Bernini es el perejil de todas las salsas: también escribe mordaces sátiras teatrales y organiza fiestas
En realidad, más bien son Urbano y Gian Lorenzo quienes parecen haber nacido el uno para el otro. El artista es el ejecutor de un plan propagandístico destinado a reforzar el poder de los Barberini, la familia de la que procede el pontífice, y a proclamar ante el mundo la grandeza no solo espiritual, sino también política y material, de la Santa Sede. Bernini es el perejil de todas las salsas: no solamente pinta, esculpe y proyecta edificios; también escribe y representa sátiras teatrales llenas de mordacidad.
Prelados, aristócratas y embajadores se lo rifan para que organice sus fiestas, de las que cuida cada detalle: crea fuentes, arcos de triunfo efímeros, decoraciones insólitas y hasta fuegos artificiales que supervisa con esmero.
Todo en él es así: brillante, explosivo, descarado, innovador, polifacético. “Quien no sale de la regla no la salta nunca”, les dice a sus alumnos. La única regla que el artista no se salta jamás es la que marcan los vaivenes de la política vaticana, que teje y desteje alianzas con las potencias europeas, en especial con España y Francia.
Las buenas relaciones de Urbano VIII con los franceses desaconsejaban estrechar lazos con los españoles. Por esta razón hay muy pocas piezas de Bernini en el país. Sin embargo, existen dos bustos que normalmente decoran la embajada española en el Vaticano: el Anima beata y el Anima dannata, encargados, probablemente, por monseñor Pedro de Foix Montoya.
De él, el artista creó también una escultura funeraria, con resultados tan realistas que Urbano VIII, señalando el busto, declaró: “Este es monseñor Montoya”. Después, apuntando al clérigo, remató: “Y he aquí su estatua”. Cuando se sentía locuaz, Bernini contaba una anécdota referida al mismo sacerdote, quien al parecer le pagó la escultura con generosidad, pero tardó mucho en ir a recogerla.
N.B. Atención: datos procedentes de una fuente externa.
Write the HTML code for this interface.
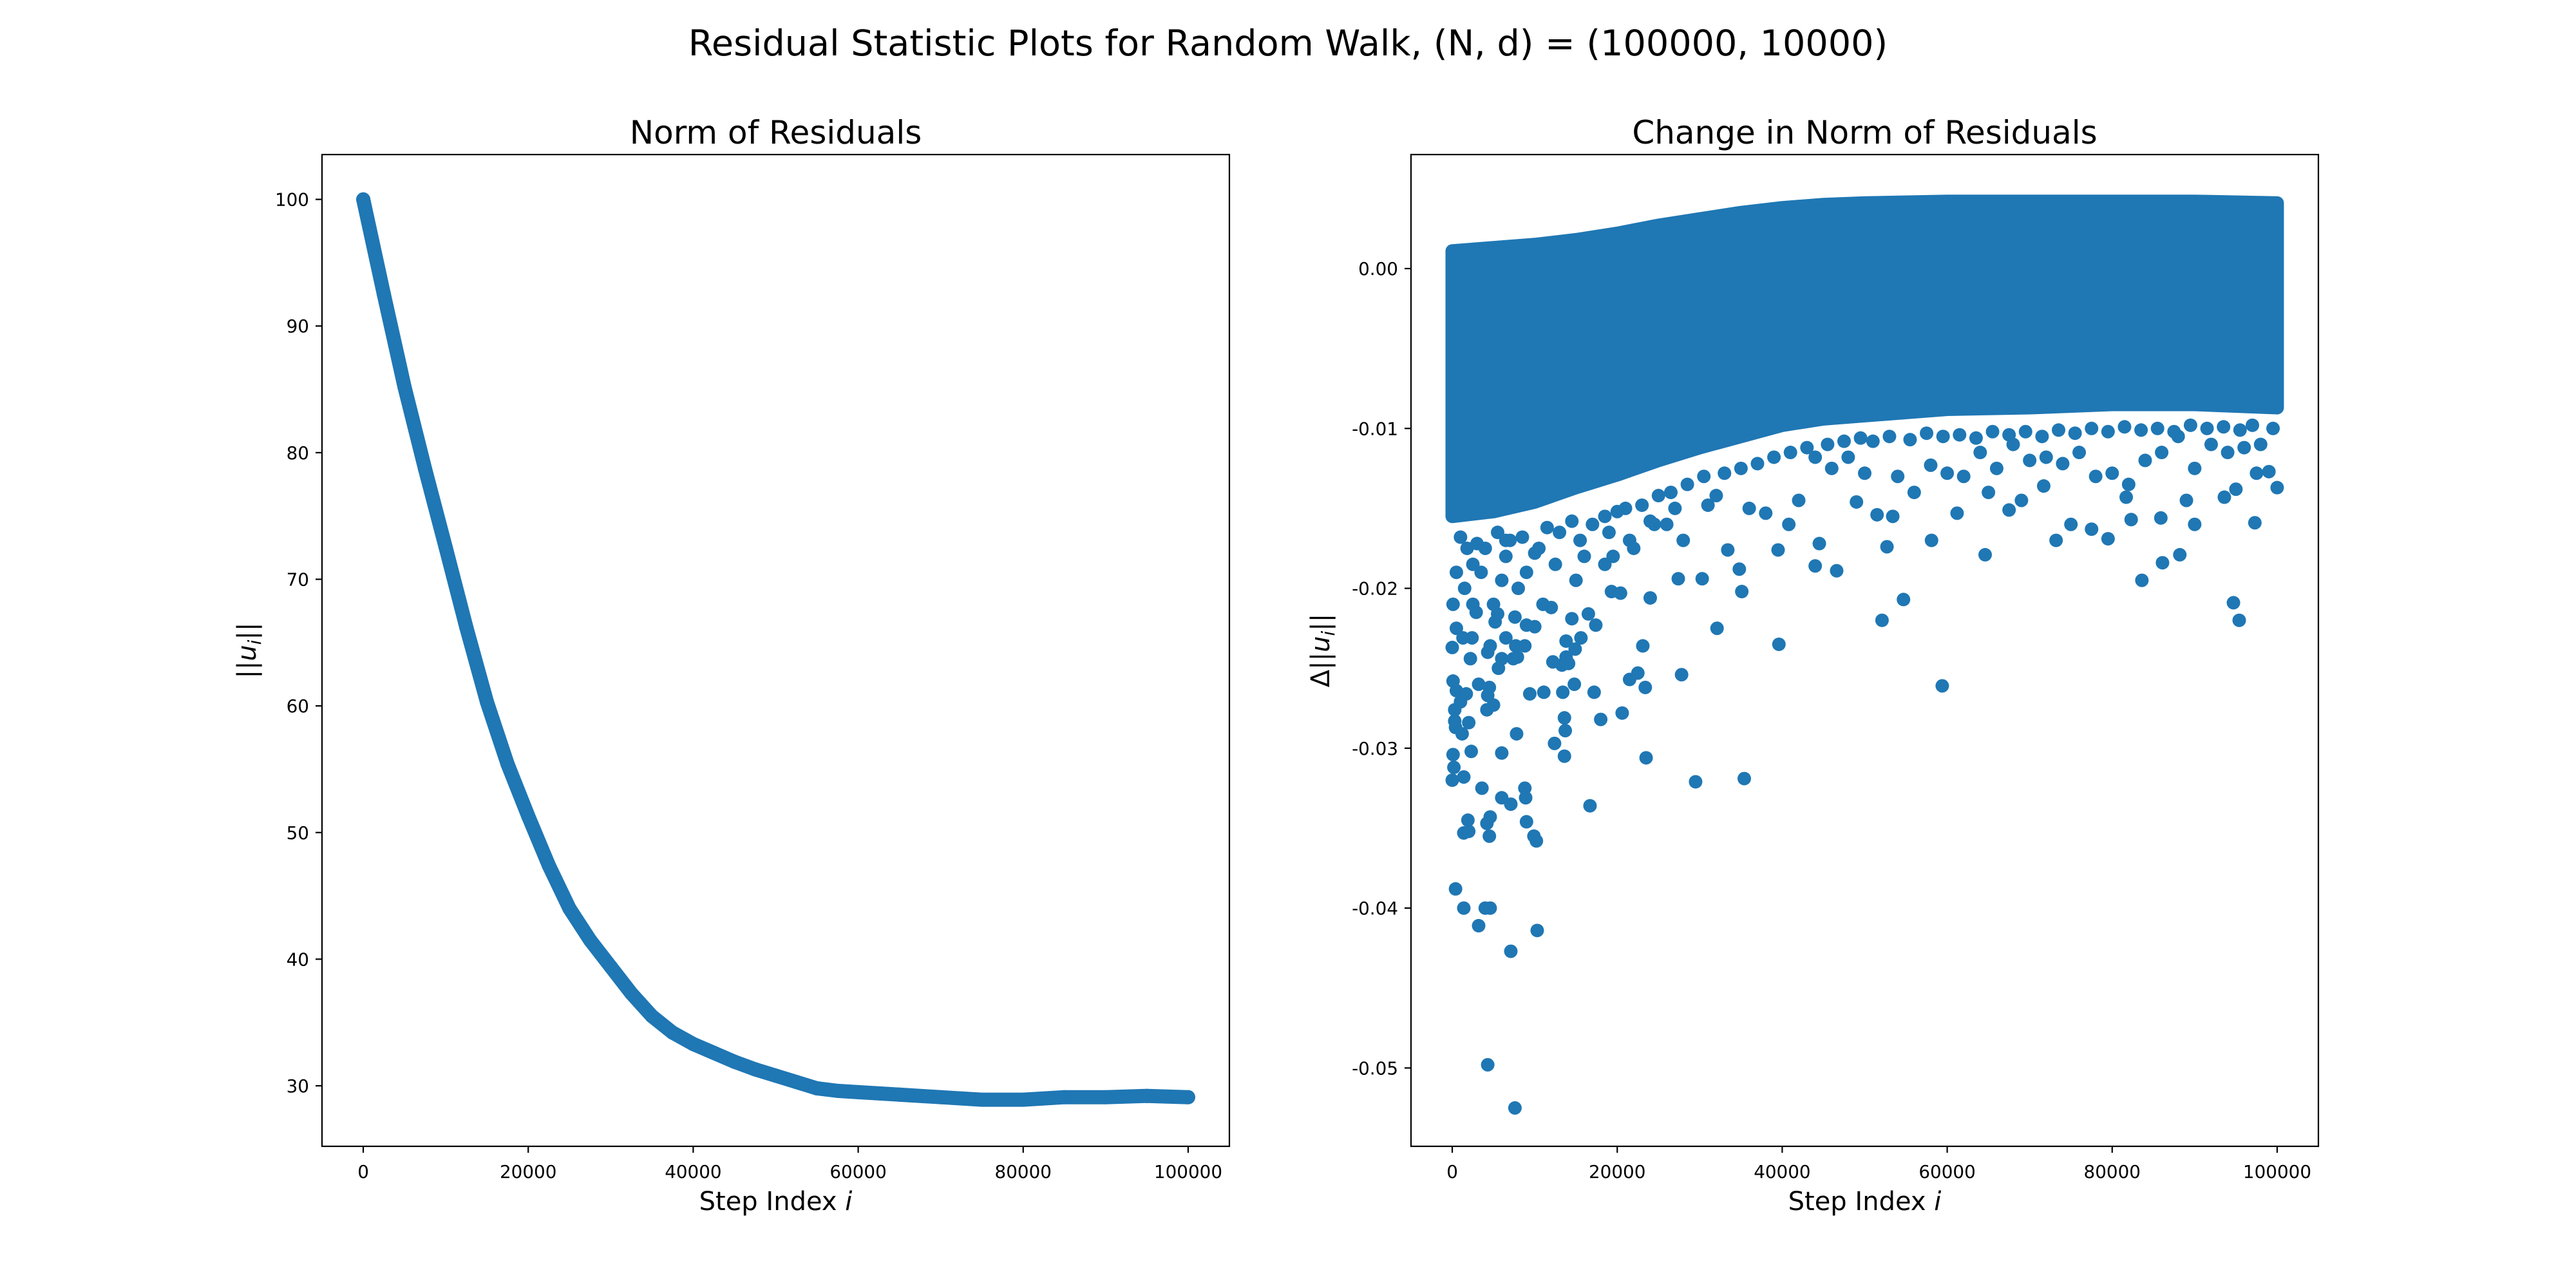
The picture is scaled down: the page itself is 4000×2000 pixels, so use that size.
<!DOCTYPE html>
<html><head><meta charset="utf-8"><style>
html,body{margin:0;padding:0;background:#fff;}
svg{display:block;font-family:"DejaVu Sans","Liberation Sans",sans-serif;}
</style></head><body>
<svg id="fig" width="4000" height="2000" viewBox="0 0 4000 2000" xmlns="http://www.w3.org/2000/svg">
<rect width="4000" height="2000" fill="#fff"/>
<text x="2000" y="86" font-size="55.6" text-anchor="middle">Residual Statistic Plots for Random Walk, (N, d) = (100000, 10000)</text>
<g id="left"></g>
<g id="right"></g>
</svg>
<script>
// ----- Left chart data -----
const normSteps = [0,2500,5000,7500,10000,12500,15000,17500,20000,22500,25000,27500,30000,32500,35000,37500,40000,42500,45000,47500,50000,52500,55000,57500,60000,65000,70000,75000,80000,85000,90000,95000,100000];
const normValues = [100,92.5,85.2,78.7,72.5,66.2,60.3,55.4,51.3,47.4,44.0,41.5,39.4,37.3,35.5,34.2,33.3,32.6,31.9,31.3,30.8,30.3,29.8,29.6,29.5,29.3,29.1,28.9,28.9,29.1,29.1,29.2,29.1];
const normYTicks = [30,40,50,60,70,80,90,100];
const xTicks = [0,20000,40000,60000,80000,100000];

// ----- Right chart data -----
const bandSteps = [0,5000,10000,15000,20000,25000,30000,35000,40000,45000,50000,60000,70000,80000,90000,100000];
const bandUpper = [0.0011,0.0013,0.0015,0.0018,0.0022,0.0027,0.0031,0.0035,0.0038,0.0040,0.0041,0.0042,0.0042,0.0042,0.0042,0.0041];
const bandLower = [-0.0155,-0.0152,-0.0146,-0.0137,-0.0129,-0.0120,-0.0112,-0.0105,-0.0098,-0.0094,-0.0092,-0.0088,-0.0087,-0.0085,-0.0085,-0.0087];
const outlierSteps = [400,4300,7600,7100,10300,3200,1400,4000,4600,10200,9900,4500,1400,2000,4200,4600,1900,9000,16700,7100,6000,8800,8900,3600,1400,0,200,100,29500,35400,23500,13600,6000,2300,12400,7800,1200,400,13700,2000,300,18000,20600,13600,4200,5000,300,1000,500,9400,11100,13400,17200,1700,3200,4500,4300,100,14800,59400,23400,21500,22500,27800,5600,13300,14100,12200,2200,6000,7400,7900,13800,4300,4600,8800,7700,0,14900,13800,23100,39600,15600,2400,1300,6500,32100,10000,9000,17400,5200,52100,95400,94700,54700,500,2900,5500,7600,12000,14500,16500,35100,24000,20400,19300,83600,30300,27400,46600,44000,86100,34800,88200,64600,39500,33400,52700,58100,44500,79500,73200,97300,90000,40800,77500,75000,61200,67500,85900,82300,53400,51500,100000,95000,93600,89000,81700,71700,65000,69000,49000,36000,42000,38000,31000,26000,28000,22000,18500,15000,11000,8000,6000,3500,1500,500,100,2500,5000,9000,12500,16000,19500,21500,24500,10500,6500,4000,1800,60000,62000,66000,70000,72000,74000,76000,78000,80000,84000,86000,88000,90000,92000,94000,96000,98000,99000,56000,54000,50000,48000,46000,44000,58000,64000,68000,82000,97500,1000,3000,5500,7000,8500,11500,13000,14500,17000,18500,20000,21000,23000,25000,26500,28500,30500,33000,35000,37000,39000,41000,43000,45500,47500,49500,51000,53000,55500,57500,59500,61500,63500,65500,67500,69500,71500,73500,75500,77500,79500,81500,83500,85500,87500,89500,91500,93500,95500,97000,99500,2500,6500,10000,15500,19000,24000,27000,32000];
const outlierValues = [-0.0388,-0.0498,-0.0525,-0.0427,-0.0414,-0.0411,-0.0400,-0.0400,-0.0400,-0.0358,-0.0355,-0.0355,-0.0353,-0.0352,-0.0347,-0.0343,-0.0345,-0.0346,-0.0336,-0.0335,-0.0331,-0.0325,-0.0331,-0.0325,-0.0318,-0.0320,-0.0312,-0.0304,-0.0321,-0.0319,-0.0306,-0.0305,-0.0303,-0.0302,-0.0297,-0.0291,-0.0291,-0.0287,-0.0289,-0.0284,-0.0283,-0.0282,-0.0278,-0.0281,-0.0276,-0.0273,-0.0276,-0.0271,-0.0264,-0.0266,-0.0265,-0.0265,-0.0265,-0.0266,-0.0260,-0.0262,-0.0267,-0.0258,-0.0260,-0.0261,-0.0262,-0.0257,-0.0253,-0.0254,-0.0250,-0.0248,-0.0247,-0.0246,-0.0244,-0.0244,-0.0244,-0.0243,-0.0243,-0.0240,-0.0236,-0.0236,-0.0236,-0.0237,-0.0238,-0.0233,-0.0236,-0.0235,-0.0231,-0.0231,-0.0231,-0.0231,-0.0225,-0.0224,-0.0223,-0.0223,-0.0221,-0.0220,-0.0220,-0.0209,-0.0207,-0.0225,-0.0215,-0.0216,-0.0218,-0.0212,-0.0219,-0.0216,-0.0202,-0.0206,-0.0203,-0.0202,-0.0195,-0.0194,-0.0194,-0.0189,-0.0186,-0.0184,-0.0188,-0.0179,-0.0179,-0.0176,-0.0176,-0.0174,-0.0170,-0.0172,-0.0169,-0.0170,-0.0159,-0.0160,-0.0160,-0.0163,-0.0160,-0.0153,-0.0151,-0.0156,-0.0157,-0.0155,-0.0154,-0.0137,-0.0138,-0.0143,-0.0145,-0.0143,-0.0136,-0.0140,-0.0145,-0.0146,-0.0150,-0.0145,-0.0153,-0.0148,-0.0160,-0.0170,-0.0175,-0.0185,-0.0195,-0.0210,-0.0200,-0.0195,-0.0190,-0.0200,-0.0190,-0.0210,-0.0210,-0.0210,-0.0190,-0.0185,-0.0180,-0.0180,-0.0170,-0.0160,-0.0175,-0.0170,-0.0175,-0.0175,-0.0128,-0.0130,-0.0125,-0.0120,-0.0118,-0.0122,-0.0115,-0.0130,-0.0128,-0.0120,-0.0115,-0.0105,-0.0125,-0.0110,-0.0115,-0.0112,-0.0110,-0.0127,-0.0140,-0.0130,-0.0128,-0.0118,-0.0125,-0.0118,-0.0123,-0.0115,-0.0110,-0.0135,-0.0128,-0.0168,-0.0172,-0.0165,-0.0170,-0.0168,-0.0162,-0.0165,-0.0158,-0.0160,-0.0155,-0.0152,-0.0150,-0.0148,-0.0142,-0.0140,-0.0135,-0.0130,-0.0128,-0.0125,-0.0122,-0.0118,-0.0115,-0.0112,-0.0110,-0.0108,-0.0106,-0.0108,-0.0105,-0.0107,-0.0103,-0.0105,-0.0104,-0.0106,-0.0102,-0.0104,-0.0102,-0.0105,-0.0101,-0.0103,-0.0100,-0.0102,-0.0099,-0.0101,-0.0100,-0.0102,-0.0098,-0.0100,-0.0099,-0.0101,-0.0098,-0.0100,-0.0185,-0.0180,-0.0178,-0.0170,-0.0165,-0.0158,-0.0150,-0.0142];
const changeYTicks = [-0.05,-0.04,-0.03,-0.02,-0.01,0.00];

const NS='http://www.w3.org/2000/svg';
const C='#1f77b4';
function mk(parent,tag,attrs){const e=document.createElementNS(NS,tag);for(const k in attrs)e.setAttribute(k,attrs[k]);parent.appendChild(e);return e;}
const AX_T=240,AX_B=1780;
function scaleX(L,R){const x0=-5000,x1=105000;return v=>L+(v-x0)/(x1-x0)*(R-L);}
function scaleY(y0,y1){return v=>AX_B-(v-y0)/(y1-y0)*(AX_B-AX_T);}

function axes(g,L,R,sx,sy,yt,yfmt,title,ylabelX,ylabelParts){
  const t=mk(g,'text',{x:(L+R)/2,y:223,'font-size':50,'text-anchor':'middle'});
  
  
  t.textContent=title;
  xTicks.forEach(v=>{
    const x=sx(v);
    const tk=mk(g,'line',{x1:x,x2:x,y1:AX_B,y2:AX_B+10,stroke:'#000','stroke-width':2.2});
    
    
    const tl=mk(g,'text',{x:x,y:1829,'font-size':27.8,'text-anchor':'middle'});
    
    
    tl.textContent=String(v);
  });
  yt.forEach(v=>{
    const y=sy(v);
    const tk=mk(g,'line',{x1:L-10,x2:L,y1:y,y2:y,stroke:'#000','stroke-width':2.2});
    
    
    const tl=mk(g,'text',{x:L-20,y:y+10,'font-size':27.8,'text-anchor':'end'});
    
    
    tl.textContent=yfmt(v);
  });
  const xl=mk(g,'text',{x:(L+R)/2,y:1879,'font-size':40,'text-anchor':'middle'});
  
  
  xl.innerHTML='Step Index <tspan font-style="italic">i</tspan>';
  const yl=mk(g,'text',{x:ylabelX,y:(AX_T+AX_B)/2,'font-size':40,'text-anchor':'middle',transform:`rotate(-90 ${ylabelX} ${(AX_T+AX_B)/2})`});
  
  
  yl.innerHTML=ylabelParts;
  const fr=mk(g,'rect',{x:L,y:AX_T,width:R-L,height:AX_B-AX_T,fill:'none',stroke:'#000','stroke-width':2.2});
  
  
}

// Left
(function(){
  const g=document.getElementById('left');
  const L=500,R=1909;
  const sx=scaleX(L,R), sy=scaleY(25.22,103.54);
  const pts=normSteps.map((s,i)=>sx(s)+','+sy(normValues[i])).join(' ');
  const line=mk(g,'polyline',{points:pts,fill:'none',stroke:C,'stroke-width':22,'stroke-linejoin':'round','stroke-linecap':'round'});
  
  
  normSteps.forEach((s,i)=>{
    const c=mk(g,'circle',{cx:sx(s),cy:sy(normValues[i]),r:11,fill:C});
    
    
  });
  axes(g,L,R,sx,sy,normYTicks,v=>String(v),'Norm of Residuals',397,'||<tspan font-style="italic">u</tspan><tspan font-style="italic" font-size="28" dy="8">i</tspan><tspan dy="-8">||</tspan>');
})();

// Right
(function(){
  const g=document.getElementById('right');
  const L=2191,R=3600;
  const sx=scaleX(L,R), sy=scaleY(-0.0549,0.00713);
  const up=bandSteps.map((s,i)=>sx(s)+','+sy(bandUpper[i]));
  const lo=bandSteps.map((s,i)=>sx(s)+','+sy(bandLower[i])).reverse();
  const band=mk(g,'polygon',{points:up.concat(lo).join(' '),fill:C,stroke:C,'stroke-width':21,'stroke-linejoin':'round'});
  
  
  outlierSteps.forEach((s,i)=>{
    const c=mk(g,'circle',{cx:sx(s),cy:sy(outlierValues[i]),r:10.5,fill:C});
    
    
  });
  axes(g,L,R,sx,sy,changeYTicks,v=>v.toFixed(2),'Change in Norm of Residuals',2064,'Δ||<tspan font-style="italic">u</tspan><tspan font-style="italic" font-size="28" dy="8">i</tspan><tspan dy="-8">||</tspan>');
})();
</script>
</body></html>
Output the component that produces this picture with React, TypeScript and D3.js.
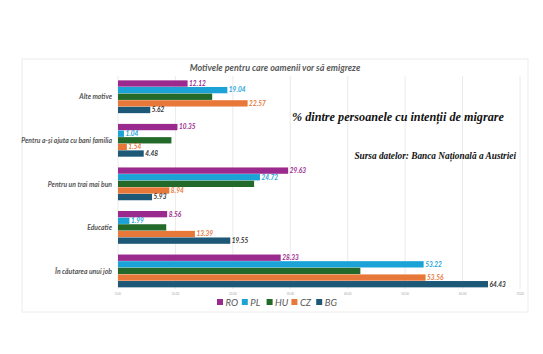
import * as React from "react";
import * as d3 from "d3";

const categories = ["Alte motive", "Pentru a-și ajuta cu bani familia", "Pentru un trai mai bun", "Educatie", "În căutarea unui job"];
const countries = ["RO", "PL", "HU", "CZ", "BG"];
const colors = ["#9b2a8f", "#1ba3d8", "#22692a", "#e8773a", "#1e5877"];
const labelColors = ["#9b2a8f", "#1ba3d8", "#22692a", "#e8773a", "#333333"];
const ro = [12.12, 10.35, 29.63, 8.56, 28.33];
const pl = [19.04, 1.04, 24.72, 1.99, 53.22];
const hu = [16.4, 9.3, 23.7, 8.4, 42.2];
const cz = [22.57, 1.54, 8.94, 13.39, 53.56];
const bg = [5.62, 4.48, 5.93, 19.55, 64.43];
const series = [ro, pl, hu, cz, bg];
const showLabel = [true, true, false, true, true];
const ticks = [0, 10, 20, 30, 40, 50, 60, 70];

export default function App() {
    const W = 543, H = 354;
    const x = d3.scaleLinear().domain([0, 70]).range([118, 520]);
    const y = d3.scaleBand<string>().domain(categories).range([76, 292]).paddingInner(0.24).paddingOuter(0.1);
    const inner = d3.scaleBand<string>().domain(countries).range([0, y.bandwidth()]);

    const legendX = d3.scaleBand<string>().domain(countries).range([217, 341]);

    return <svg width={W} height={H} style={{ position: "absolute", left: 0, top: 0, background: "#fff" }}
        fontFamily="Lato, 'Open Sans', sans-serif">
        <rect x={22} y={59} width={506} height={253} fill="none" stroke="#ececec" strokeWidth={1} />
        <text x={275} y={71} textAnchor="middle" fontSize={9} fontWeight="bold" fontStyle="italic" fill="#595959">
            Motivele pentru care oamenii vor să emigreze
        </text>
        {ticks.map(t => <g key={t}>
            <line x1={x(t)} x2={x(t)} y1={76} y2={289} stroke="#e4e4e4" strokeWidth={0.8} />
            <text x={x(t)} y={295} textAnchor="middle" fontSize={3} fill="#aaa">{t.toFixed(2)}</text>
        </g>)}
        {categories.map((c, ci) => <g key={c}>
            <text x={112} y={(y(c) || 0) + y.bandwidth() / 2 + 2.5} textAnchor="end" fontSize={6.8} fontStyle="italic" fontWeight="bold" fill="#555">{c}</text>
            {countries.map((k, si) => {
                const v = series[si][ci];
                const by = (y(c) || 0) + (inner(k) || 0);
                return <g key={k}>
                    <rect x={x(0)} y={by} width={x(v) - x(0)} height={inner.bandwidth() - 0.3} fill={colors[si]} />
                    {showLabel[si] && <text x={x(v) + 1.5} y={by + inner.bandwidth() / 2 + 2.2} fontSize={6.5} fontStyle="italic" fontWeight="bold" fill={labelColors[si]}>{v.toFixed(2)}</text>}
                </g>;
            })}
        </g>)}
        {countries.map((k, si) => <g key={k} transform={`translate(${legendX(k)},302)`}>
            <rect x={0} y={-3} width={6} height={6} fill={colors[si]} />
            <text x={8.5} y={3.5} fontSize={9.5} fontStyle="italic" fill="#595959">{k}</text>
        </g>)}
        <text x={292} y={121} fontFamily="Liberation Serif" fontSize={12.2} fontWeight="bold" fontStyle="italic" fill="#111">
            % dintre persoanele cu intenții de migrare
        </text>
        <text x={516} y={159} textAnchor="end" fontFamily="Liberation Serif" fontSize={9.3} fontWeight="bold" fontStyle="italic" fill="#111">
            Sursa datelor: Banca Națională a Austriei
        </text>
    </svg>;
}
Intrigado, el artista preguntó la razón a algunos conocidos comunes.
Según Bernini, los españoles no tenían “gusto alguno, ni conocimiento de las artes”
Según ellos, Montoya, que “antes no se había distinguido en nada”, intentaba alargar su efímera celebridad: muchos cardenales veían el retrato en el taller del artista y detenían sus carrozas en sus dependencias para saludarlo.
A malas con España
A pesar de estos encargos y de haber nacido en Nápoles, entonces bajo dominio de la Corona de Aragón, Bernini no escondía su desprecio por los españoles, que según él no tenían “gusto alguno, ni conocimiento de las artes”. Animado por Urbano VIII, no dudó en burlarse del embajador Gaspar de Borja en dos representaciones teatrales.
En su visita a la corte francesa de Luis XIV, se despachó a gusto con el país vecino, contando anécdotas sobre españoles que hacían encargos tan cómicos como absurdos. Por ejemplo, pedir que una escena nocturna se pintara completamente en negro, alegando que en la vida real no se vería nada. O sugerir que a la ninfa de mármol de Apolo y Dafne se le colorearan los ojos.
Bernini era ingenioso y elocuente, pero no invulnerable. Su estrella empezó a apagarse con el ascenso al papado de Inocencio X, perteneciente a una familia prohispana. El golpe fatal lo asestó su fallido intento de coronar la basílica de San Pedro con dos campanarios: la estructura del edificio no soportó el peso, y la primera torre hubo de retirarse.
El encargo de estatua ecuestre que Luis XIV retiró se lo vendió Bernini a Carlos II cambiando solo la cara
Apartado de la obra por el nuevo papa, el artista se volcó en una escultura que quedaría inacabada: La verdad desvelada por el tiempo. Un tema cuidadosamente escogido para reivindicarse ante sus enemigos.
Luis XIV le retiró, entretanto, un encargo para una estatua ecuestre. El napolitano salvó la inversión urdiendo una pequeña venganza: le vendió el diseño al español Carlos II para un bronce al que únicamente cambió la cara. Nuevos tiempos, nuevos mecenas.